Request: Print the listing as it stands, omitting all images.

Stored data:
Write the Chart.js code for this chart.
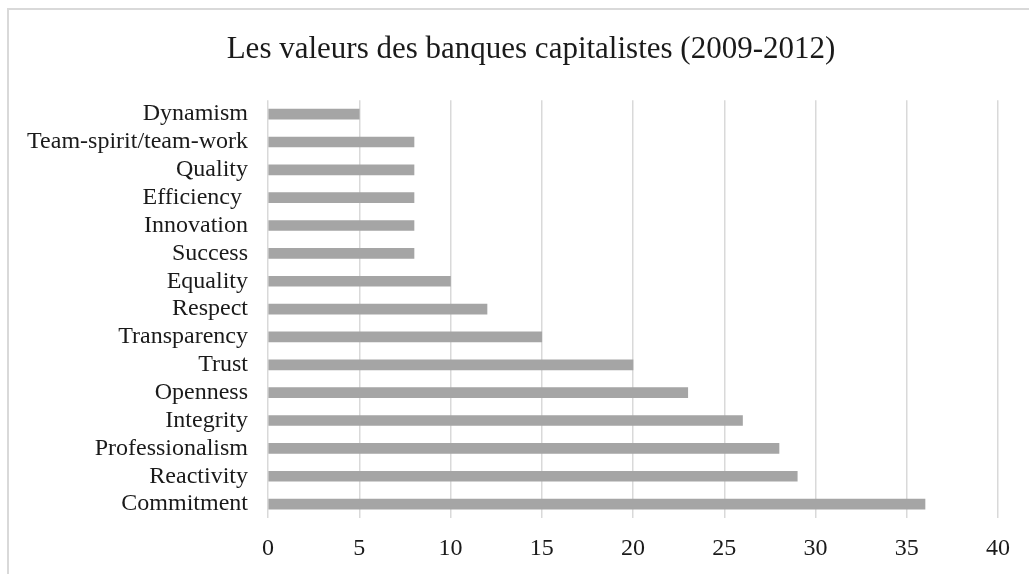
<!DOCTYPE html>
<html>
<head>
<meta charset="utf-8">
<script src="https://cdn.jsdelivr.net/npm/chart.js@4"></script>
<style>
    html, body { margin: 0; padding: 0; background: #fff; overflow: hidden; }
    #wrap { position: relative; width: 1029px; height: 574px; }
    #frame {
        position: absolute; left: 7px; top: 8px; width: 1100px; height: 600px;
        border-left: 2px solid #d9d9d9; border-top: 2px solid #d9d9d9;
    }
    canvas { position: absolute; left: 0; top: 0; }
</style>
</head>
<body>
<div id="wrap">
    <div id="frame"></div>
    <canvas id="valuesChart" width="1029" height="574"></canvas>
</div>
<script>
/* Les valeurs des banques capitalistes (2009-2012) */
const categories = ['Dynamism', 'Team-spirit/team-work', 'Quality', 'Efficiency ', 'Innovation', 'Success',
    'Equality', 'Respect', 'Transparency', 'Trust', 'Openness', 'Integrity', 'Professionalism',
    'Reactivity', 'Commitment'];
const counts = [5, 8, 8, 8, 8, 8, 10, 12, 15, 20, 23, 26, 28, 29, 36];
const xTicks = [0, 5, 10, 15, 20, 25, 30, 35, 40];

const serif = "'Liberation Serif', 'Times New Roman', serif";

// y labels are clipped to the scale box, so let it reach the left edge after layout
const widenLabels = {
    id: 'widenLabels',
    afterLayout(chart) {
        chart.scales.y.left = 0;
    }
};

const ctx = document.getElementById('valuesChart').getContext('2d');
const valuesChart = new Chart(ctx, {
    type: 'bar',
    data: {
        labels: categories,
        datasets: [
            {
                label: 'Valeurs',
                data: counts,
                backgroundColor: '#a5a5a5',
                borderWidth: 0,
                barThickness: 10,
            }
        ]
    },
    options: {
        indexAxis: 'y',
        responsive: false,
        animation: false,
        layout: {
            padding: { left: 64, right: 31, top: 16, bottom: 0 }
        },
        plugins: {
            legend: { display: false },
            tooltip: { enabled: false },
            title: {
                display: true,
                text: 'Les valeurs des banques capitalistes (2009-2012)',
                color: '#1a1a1a',
                font: { family: serif, size: 31, weight: 'normal' },
                padding: { top: 15, bottom: 32 }
            }
        },
        scales: {
            x: {
                min: xTicks[0],
                max: xTicks[xTicks.length - 1],
                afterBuildTicks: (scale) => {
                    scale.ticks = xTicks.map(v => ({ value: v }));
                },
                afterFit: (scale) => { scale.height = 56; },
                grid: { color: '#d9d9d9', lineWidth: 1.5, drawTicks: false },
                border: { display: false },
                ticks: {
                    color: '#1a1a1a',
                    padding: 16,
                    font: { family: serif, size: 24 }
                }
            },
            y: {
                grid: { display: false, drawTicks: false },
                border: { display: false },
                afterFit: (scale) => { scale.width = 204; },
                ticks: {
                    color: '#1a1a1a',
                    padding: 20,
                    autoSkip: false,
                    font: { family: serif, size: 24 }
                }
            }
        }
    },
    plugins: [widenLabels]
});
</script>
</body>
</html>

Expected output:
Write the Chart.js code for this chart.
<!DOCTYPE html>
<html>
<head>
<meta charset="utf-8">
<script src="https://cdn.jsdelivr.net/npm/chart.js@4"></script>
<style>
    html, body { margin: 0; padding: 0; background: #fff; overflow: hidden; }
    #wrap { position: relative; width: 1029px; height: 574px; }
    #frame {
        position: absolute; left: 7px; top: 8px; width: 1100px; height: 600px;
        border-left: 2px solid #d9d9d9; border-top: 2px solid #d9d9d9;
    }
    canvas { position: absolute; left: 0; top: 0; }
</style>
</head>
<body>
<div id="wrap">
    <div id="frame"></div>
    <canvas id="valuesChart" width="1029" height="574"></canvas>
</div>
<script>
/* Les valeurs des banques capitalistes (2009-2012) */
const categories = ['Dynamism', 'Team-spirit/team-work', 'Quality', 'Efficiency ', 'Innovation', 'Success',
    'Equality', 'Respect', 'Transparency', 'Trust', 'Openness', 'Integrity', 'Professionalism',
    'Reactivity', 'Commitment'];
const counts = [5, 8, 8, 8, 8, 8, 10, 12, 15, 20, 23, 26, 28, 29, 36];
const xTicks = [0, 5, 10, 15, 20, 25, 30, 35, 40];

const serif = "'Liberation Serif', 'Times New Roman', serif";

// y labels are clipped to the scale box, so let it reach the left edge after layout
const widenLabels = {
    id: 'widenLabels',
    afterLayout(chart) {
        chart.scales.y.left = 0;
    }
};

const ctx = document.getElementById('valuesChart').getContext('2d');
const valuesChart = new Chart(ctx, {
    type: 'bar',
    data: {
        labels: categories,
        datasets: [
            {
                label: 'Valeurs',
                data: counts,
                backgroundColor: '#a5a5a5',
                borderWidth: 0,
                barThickness: 10,
            }
        ]
    },
    options: {
        indexAxis: 'y',
        responsive: false,
        animation: false,
        layout: {
            padding: { left: 64, right: 31, top: 16, bottom: 0 }
        },
        plugins: {
            legend: { display: false },
            tooltip: { enabled: false },
            title: {
                display: true,
                text: 'Les valeurs des banques capitalistes (2009-2012)',
                color: '#1a1a1a',
                font: { family: serif, size: 31, weight: 'normal' },
                padding: { top: 15, bottom: 32 }
            }
        },
        scales: {
            x: {
                min: xTicks[0],
                max: xTicks[xTicks.length - 1],
                afterBuildTicks: (scale) => {
                    scale.ticks = xTicks.map(v => ({ value: v }));
                },
                afterFit: (scale) => { scale.height = 56; },
                grid: { color: '#d9d9d9', lineWidth: 1.5, drawTicks: false },
                border: { display: false },
                ticks: {
                    color: '#1a1a1a',
                    padding: 16,
                    font: { family: serif, size: 24 }
                }
            },
            y: {
                grid: { display: false, drawTicks: false },
                border: { display: false },
                afterFit: (scale) => { scale.width = 204; },
                ticks: {
                    color: '#1a1a1a',
                    padding: 20,
                    autoSkip: false,
                    font: { family: serif, size: 24 }
                }
            }
        }
    },
    plugins: [widenLabels]
});
</script>
</body>
</html>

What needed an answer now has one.